O que muda é que o meio da pista de uma estrada não é um local onde se espera encontrar um ciclista. Logo, o que será considerado imprudência muda. Se você se vir forçado a trafegar pelo acostamento, deve dirigir com cuidado redobrado e velocidade muito reduzida porque sabe que ali é um lugar no qual pode haver ciclistas e pedestres. Mas o meio da pista não é um lugar onde você espera encontrar tais pessoas. Logo, seu padrão de cuidado deve ser o mesmo de qualquer outro motorista prudente: dirigir dentro da velocidade permitida, na sua faixa, ultrapassar com cuidado etc. E frear, desviar ou tentar evitar que acidentes ocorram, se perceber algo errado.
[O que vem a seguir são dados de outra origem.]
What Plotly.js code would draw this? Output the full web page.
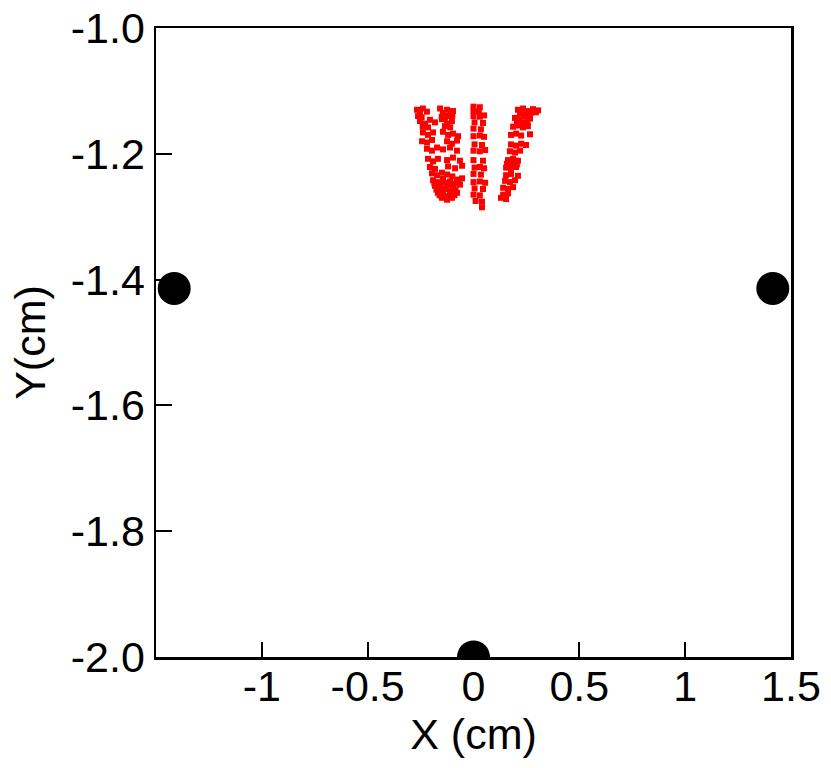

Se você falhar com esse dever de prudência, não pode alegar depois que foi uma casualidade: você tinha um dever que deixou de cumprir e trouxe para si a responsabilidade. Mas, se não falhou nesses deveres, não pode ser culpado por uma fatalidade.
O segundo elemento são os pontos na carteira. E aqui a coisa complica.
Os pontos ‘pertencem’ ao motorista e não ao veículo. Se você está dirigindo quando já passou do limite de 20 pontos permitidos, você sabe (ou deveria saber: afinal recebeu e pagou a multa na qual constam os pontos) que não deveria estar atrás do volante. Se está dirigindo depois de ultrapassar o limite de pontos, você, no mínimo, está sendo negligente e sabe que não tem a perícia necessária para dirigir um veículo (alguns juristas dizem que pode mesmo estar assumindo o risco de matar, justamente por saber que não sabe dirigir como uma pessoa normal). Se você dirige com sua carteira suspensa/apreendida, isso agrava seu crime (art, 298, IV, do Código de Trânsito).
E se eram os seguranças que dirigiam o carro, e acumularam os pontos? Nesse caso, óbvio, os pontos não pertencem ao suspeito. Mas aí entra um outro tipo de falha: os pontos existem para impedir o mau motorista de dirigir. Se você sabe que outra pessoa é quem deve acumular aqueles pontos, você tem a obrigação de informar a autoridade responsável. Você não pode simplesmente aguardar para saber quem tem mais pontos no fim de doze meses para decidir se diz ou não ao Detran que não era você o responsável por aquela infração.